Пианист — мужская профессия

— Кстати, как вы относитесь к пианистам-женщинам?

— Это ненормальное явление. Да, есть исключения. Если ты Юдина или Марта Аргерих, тогда можно играть, и никто здесь не смотрит — женщина ты или мужчина. Но таких — единицы. Нет, я считаю, не женских это рук дело. Не знаю почему. Может, из-за какого-то внутреннего состояния.

— Столько девочек грезит пьесами Шопена.

— В наш фонд «Новые имена» часто приходят девочки с бантиками, которые играют замечательно! Делают это буквально по наитию; но кто знает, смогут ли они в 30 лет сыграть так, как играют в 7-8? 16-17 лет — это очень опасный период, после которого все из «вундеркиндов» и «подающих надежды» враз превращаются в обыкновенных пианистов. Здесь важно не мучить ребеночка, не выжимать из него все до отказа, чтобы крыша съехала. Если человек — не талант, если он не может посвятить себя музыке без остатка — надо говорить об этом сразу. Потому что когда эти люди закончат консерваторию — они пропадут. Выживают единицы! Тем более в наше время и в нашей стране. Русскую публику просто так не возьмешь, ее годами брать надо, кровью, постоянно что-то доказывая. Из нашего класса ЦМШ только четыре человека сейчас занимаются своим прямым делом, все остальные ушли в бизнес, еще куда. Это трагедия.

— А вы не боитесь, что сольная карьера наскучит?

— Мне все говорят: «Почему ты не дирижируешь?» А я не хочу повторять неудачные примеры великих инструменталистов, которые взялись за дирижерскую палочку и были отнюдь не такими же великими, как на своих инструментах. А обманывать публику нельзя, с этим шутки плохи: она тебе отомстит.

— Но вы вряд ли довольны всеми концертами?

— Да о чем вы говорите! Взять хотя бы совершенно непредсказуемый Большой зал консерватории — один из самых страшных залов мира по своей мистической мощи. Многие великие здесь просто не могли сосредоточиться! С ним нужно бороться, его надо укрощать, концерт начинается — а ты не знаешь, чем он кончится. В Зале Чайковского у меня было гораздо больше удачных концертов, чем в БЗК. Хотя Большой — уникальный и по своей атмосфере, и по акустике. И я молю Бога, чтобы после реконструкции здесь ничего не нарушили.

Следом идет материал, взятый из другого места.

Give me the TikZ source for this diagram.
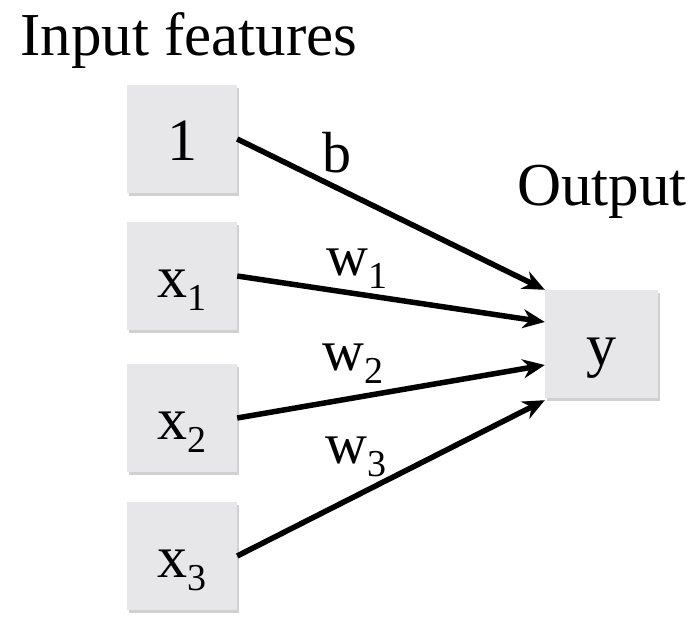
\documentclass[tikz,border=0pt]{standalone}
\usepackage{fontspec}
\setmainfont{Liberation Serif}
\usetikzlibrary{arrows.meta,shadows}
\definecolor{boxfill}{RGB}{231,231,233}
\newcommand{\mysub}[1]{\raisebox{-13pt}{\fontsize{38}{40}\selectfont #1}}
\tikzset{
  feat/.style={draw=none, fill=boxfill, minimum width=110pt, minimum height=108pt,
    inner sep=0pt, text height=42pt, text depth=0pt,
    font=\fontsize{60}{66}\selectfont,
    drop shadow={shadow xshift=1.5pt, shadow yshift=-3pt, opacity=0.18, fill=black}},
  outbox/.style={feat, minimum width=113pt},
  wire/.style={line width=5.5pt, -{Stealth[length=22pt, width=19pt]}},
  wlabel/.style={anchor=base west, inner sep=0pt, font=\fontsize{58}{64}\selectfont},
  title/.style={anchor=base west, inner sep=0pt, font=\fontsize{61}{70}\selectfont}
}
\begin{document}
\begin{tikzpicture}[x=1pt,y=-1pt]
\useasboundingbox (0,0) rectangle (699,616);
\node[title] (tin) at (20,55) {Input features};
\node[title] (tout) at (517,205) {Output};
\node[feat] (one) at (182,139) {1};
\node[feat] (x1) at (182,276) {x\mysub{1}};
\node[feat] (x2) at (182,418) {x\mysub{2}};
\node[feat] (x3) at (182,556) {x\mysub{3}};
\node[outbox] (y) at (601.5,344) {y};
\draw[wire] (one.east) -- (y.north west);
\draw[wire] (x1.east) -- ([yshift=22pt]y.west);
\draw[wire] (x2.east) -- ([yshift=-21pt]y.west);
\draw[wire] (x3.east) -- ([yshift=-2pt]y.south west);
\node[wlabel] (lb) at (322,172) {b};
\node[wlabel] (lw1) at (326,275) {w\mysub{1}};
\node[wlabel] (lw2) at (322,370) {w\mysub{2}};
\node[wlabel] (lw3) at (325,463) {w\mysub{3}};
\end{tikzpicture}
\end{document}
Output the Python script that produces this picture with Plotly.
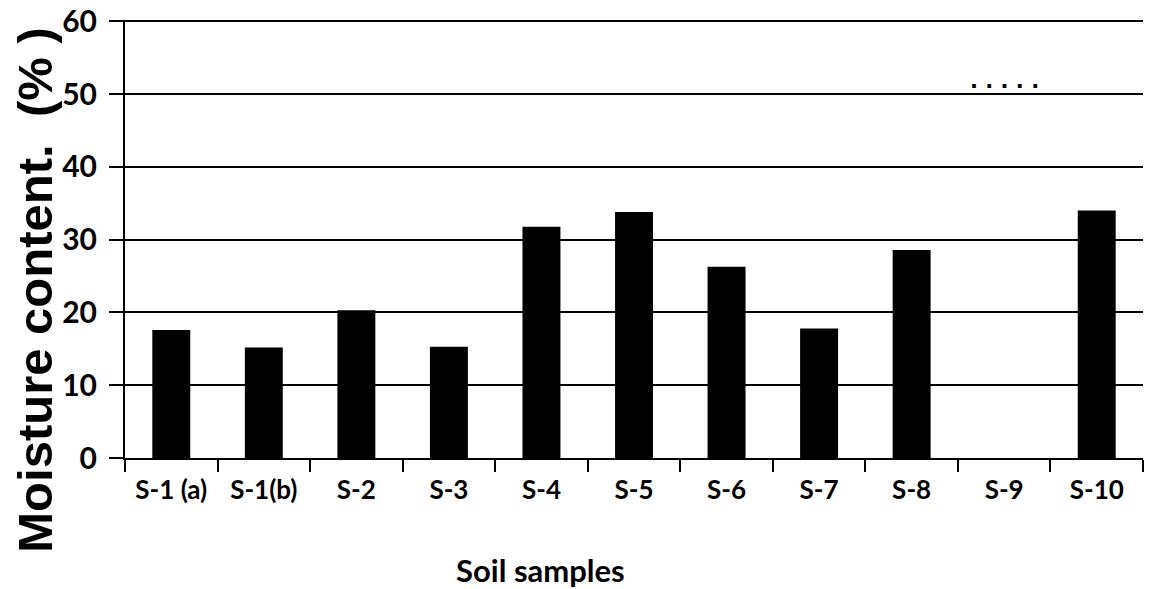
import plotly.graph_objects as go

samples = ["S-1 (a)", "S-1(b)", "S-2", "S-3", "S-4", "S-5", "S-6", "S-7", "S-8", "S-9", "S-10"]
moisture = [17.6, 15.2, 20.3, 15.3, 31.8, 33.8, 26.3, 17.8, 28.6, 0.0, 34.0]
y_ticks = [0, 10, 20, 30, 40, 50, 60]

fig = go.Figure()
fig.add_trace(go.Bar(x=samples, y=moisture, marker=dict(color="black", line=dict(width=0)),
                     showlegend=False))

fig.add_annotation(x="S-9", y=49.9, text=". . . . .", showarrow=False,
                   font=dict(family="DejaVu Sans", size=21, color="black", weight="bold"), yanchor="bottom")

# axis titles placed as annotations to match the reference positions
fig.add_annotation(xref="paper", yref="paper", x=-0.0884, y=0.382, text="<b>Moisture content.  (% )</b>",
                   textangle=-90, showarrow=False, xanchor="center", yanchor="middle",
                   font=dict(family="Liberation Sans", size=49, color="black"))
fig.add_annotation(xref="paper", yref="paper", x=0.408, y=-0.256, text="<b>Soil samples</b>",
                   showarrow=False, xanchor="center", yanchor="middle",
                   font=dict(family="Lato", size=31, color="black"))

fig.update_layout(
    width=1153, height=589,
    margin=dict(l=125, r=10, t=20, b=131),
    plot_bgcolor="white", paper_bgcolor="white",
    bargap=0.59,
    xaxis=dict(
        automargin=False,
        tickson="boundaries", ticks="outside", ticklen=12, tickwidth=2, tickcolor="black",
        showline=True, linecolor="black", linewidth=2,
        tickfont=dict(family="Lato", size=26, color="black", weight="bold"),
        ticklabelstandoff=8,
    ),
    yaxis=dict(
        automargin=False, ticklabeloverflow="allow",
        range=[0, 60.2], tickvals=y_ticks, ticks="outside", ticklen=14, tickwidth=2, tickcolor="black",
        showline=True, linecolor="black", linewidth=2,
        showgrid=True, gridcolor="black", gridwidth=2, zeroline=False,
        tickfont=dict(family="Lato", size=30, color="black", weight="bold"),
        ticklabelstandoff=6,
    ),
)

fig.write_html("out.html", config={"displayModeBar": False},
               post_script="document.body.style.margin='0';")
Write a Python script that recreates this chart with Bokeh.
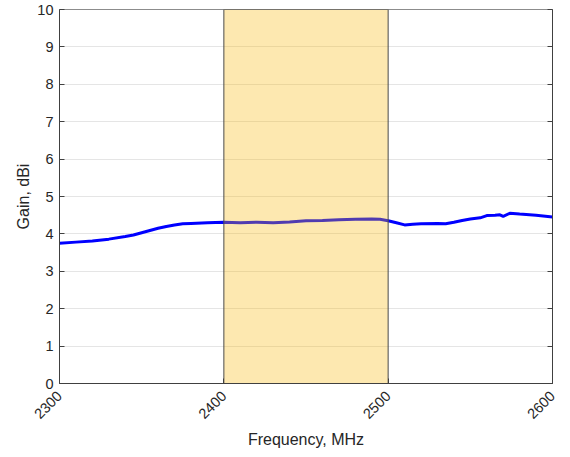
import math
from bokeh.plotting import figure
from bokeh.models import LinearAxis, FixedTicker, Range1d
from bokeh.embed import file_html
from bokeh.resources import INLINE

freq = [2300, 2310, 2320, 2330, 2340, 2345, 2350, 2355, 2360, 2365, 2370, 2375, 2380,
        2390, 2400, 2410, 2420, 2430, 2440, 2450, 2460, 2470, 2480, 2490, 2495, 2500,
        2505, 2510, 2515, 2520, 2530, 2535, 2540, 2545, 2550, 2556, 2560, 2565, 2568,
        2570, 2574, 2580, 2590, 2600]
gain = [3.75, 3.78, 3.81, 3.86, 3.93, 3.97, 4.03, 4.09, 4.15, 4.20, 4.24, 4.27, 4.28,
        4.30, 4.31, 4.30, 4.31, 4.30, 4.32, 4.35, 4.36, 4.38, 4.39, 4.40, 4.39, 4.35,
        4.30, 4.24, 4.26, 4.27, 4.28, 4.27, 4.31, 4.36, 4.40, 4.43, 4.49, 4.50, 4.51,
        4.47, 4.55, 4.53, 4.50, 4.45]

band_start = 2400
band_end = 2500
x_ticks = [2300, 2400, 2500, 2600]
y_ticks = list(range(0, 11))

FONT = "Liberation Sans"
TXT = "#262626"

p = figure(width=570, height=457, output_backend="svg", toolbar_location=None,
           x_range=Range1d(2300, 2600), y_range=Range1d(0, 10),
           min_border_left=59, min_border_right=18, min_border_top=9, min_border_bottom=74)

p.background_fill_color = "white"
p.outline_line_color = "#8c8c8c"

# curve
p.line(freq, gain, line_color="#0000ff", line_width=3)

# band (translucent, drawn over the curve)
p.quad(left=[band_start], right=[band_end], bottom=[0], top=[10],
       fill_color=(250, 185, 10), fill_alpha=0.32,
       line_color="#4d4d4d", line_width=1.2, line_alpha=0.85)

# axes styling
for ax in (p.xaxis[0], p.yaxis[0]):
    ax.axis_line_color = "#404040"
    ax.major_tick_line_color = "#404040"
    ax.major_tick_in = 5
    ax.major_tick_out = 0
    ax.minor_tick_line_color = None
    ax.major_label_text_font = FONT
    ax.major_label_text_font_size = "14.5px"
    ax.major_label_text_color = TXT
    ax.axis_label_text_font = FONT
    ax.axis_label_text_font_size = "16px"
    ax.axis_label_text_font_style = "normal"
    ax.axis_label_text_color = TXT

p.xaxis.ticker = FixedTicker(ticks=x_ticks)
p.yaxis.ticker = FixedTicker(ticks=y_ticks)
p.xaxis.axis_label = "Frequency, MHz"
p.yaxis.axis_label = "Gain, dBi"
p.xaxis.major_label_orientation = math.pi / 4
p.xaxis.major_label_standoff = 10
p.yaxis.major_label_standoff = 6
p.yaxis.axis_label_standoff = 2
p.xaxis.axis_label_standoff = 5

# right axis with inner ticks, no visible labels
ra = LinearAxis(ticker=FixedTicker(ticks=y_ticks))
ra.axis_line_color = "#404040"
ra.major_tick_line_color = "#404040"
ra.major_tick_in = 5
ra.major_tick_out = 0
ra.minor_tick_line_color = None
ra.major_label_text_color = None
ra.major_label_standoff = 0
p.add_layout(ra, "right")

p.xgrid.grid_line_color = None
p.ygrid.grid_line_color = "#e5e5e5"
p.ygrid.grid_line_width = 1

open("out.html", "w").write(file_html(p, INLINE))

— Чиновники клянутся и божатся...

— У нас, понимаете, всегда могут клясться и божиться, а потом построят очередной ДК, в котором ничего не будет звучать. Почему в Японии в каждой деревне, в каждом маленьком городе есть потрясающий зал, и каждый год строят всё новые? Акустика — лучше некуда. Почему же у нас нельзя этого сделать? Пригласить тех же японцев? У страны ведь есть деньги!

— Однажды вы сказали, что вам «важно не только видеть, как у слушателей наворачиваются слезы, но и чтобы сам композитор — пусть и в мире ином! — был доволен интерпретацией».

— Композитора очень чувствую. Представляю себе Ференца Листа: этого дьявола за роялем — сумасшедшего, темпераментного, эмоционального. Или вот Рахманинов: сам был потрясающим пианистом, и его произведения нам «удобно» играть. А с другой стороны — Чайковский. Гениальный человек, писавший великую музыку, но абсолютно антипианистичный — у него все настолько коряво написано, вы не представляете! Вне закона! Сыграть это очень сложно.

— Третью часть 2-й сонаты Шопена играли?

— Траурный марш? Еще бы. Это дикость, что его настолько извратили в советское время, когда на похоронах...

— ...три пьяных мужика — два трубача и барабан — гудели за гробом.

— Я считаю, это предательство по отношению к музыке.

— Клайберн в свой последний приезд в Москву исполнял...

— Величайший пианист, появления которого после смерти Рахманинова все ждали. Он открыл новую эру. И Хрущев сделал великое дело, что дал ему первую премию. Ведь все решалось наверху. Мне Доренский рассказывал, когда к Хрущеву пришел министр культуры и Никита Сергеевич спросил у него: «Ну что говорят специалисты?» — то министр сказал: «Говорят, что он играет действительно лучше всех». — «Ну тогда давайте ему первую премию!» Я вырос на его записях, а позже — познакомился.

— Среди ваших знакомых и король Таиланда, с которым вы играли в четыре руки, и «живой классик» Эндрю Ллойд Уэббер...

— Я был первым «классическим» пианистом, кто играл на его фестивале. На «бисах» исполнил свою композицию на темы из его опер. Он был в восторге. И пригласил меня второй раз, что абсолютно противоречит законам его фестиваля. Очень простой человек (давно понял — чем более человек велик, тем он проще в общении, пафосности я остерегаюсь).

— И последний вопрос.

— Про личную жизнь? Ну зачем вам это надо?